Hermann Josef Abs (15 October 1901, Bonn – 5 February 1994, Bad Soden) was a leading banker during the Nazi regime, and advisor to Chancellor Adenauer. He was a member of the board of directors of Deutsche Bank from 1938 to 1945, as well as of 44 other companies, including IG Farben. As the most powerful commercial banker of the Third Reich, he was, according to economic journalist Adam LeBor, "the lynchpin of the continent wide plunder". The Allies arrested him in January 1946; however, British intervention got him freed after three months, and German courts later dropped all charges.
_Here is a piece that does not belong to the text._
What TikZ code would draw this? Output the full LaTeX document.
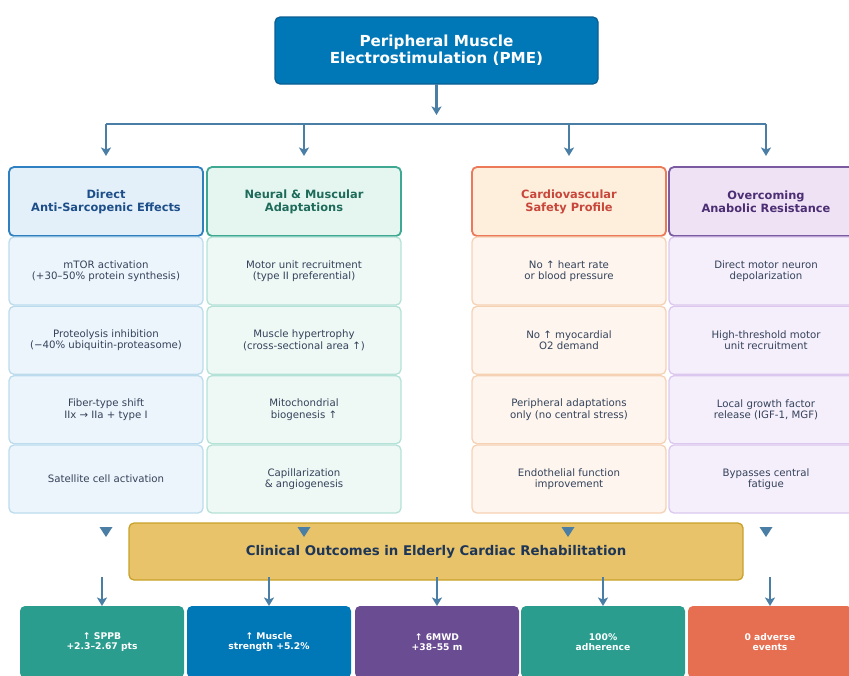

He was chairman of Deutsche Bank, and contributed to the reconstruction of the German economy. He chaired the German credit facility that distributed the counterpart funds created by the Marshall Plan. Working closely with Chancellor Konrad Adenauer, he was a leader in rebuilding heavy industry, and helped draft the investment policy for basic industries in 1952. He played a major diplomatic role in resolving the prewar German debts at the London War Debt Agreement of 1953. In 1953 he negotiated the restitution to Israel and individual Jews for the Holocaust.

== Controversies about WWII role ==
In 1974, the artist Hans Haacke revealed the supposed role of Abs with the Nazi regime in a project for the exhibition Manet-PROJEKT '74' which detailed, in ten panels, the ownership history of Édouard Manet's Bunch of Asparagus (1880). The Wallraf-Richartz Museum rejected the Haacke display.

In 1995, studies of the Deutsche Bank archives by Harold James show that, while the DB helped the Nazi in different variating degrees, direct and indirectly, there has various links between Abs and anti-Nazi resistance during the war, while Abs decided not direct participate in resistance organized acts, he went to various secret meetings and such links were described as something that made James "astounded".

After the war, he participated in the restitution to Israel and individual Jews for the Holocaust.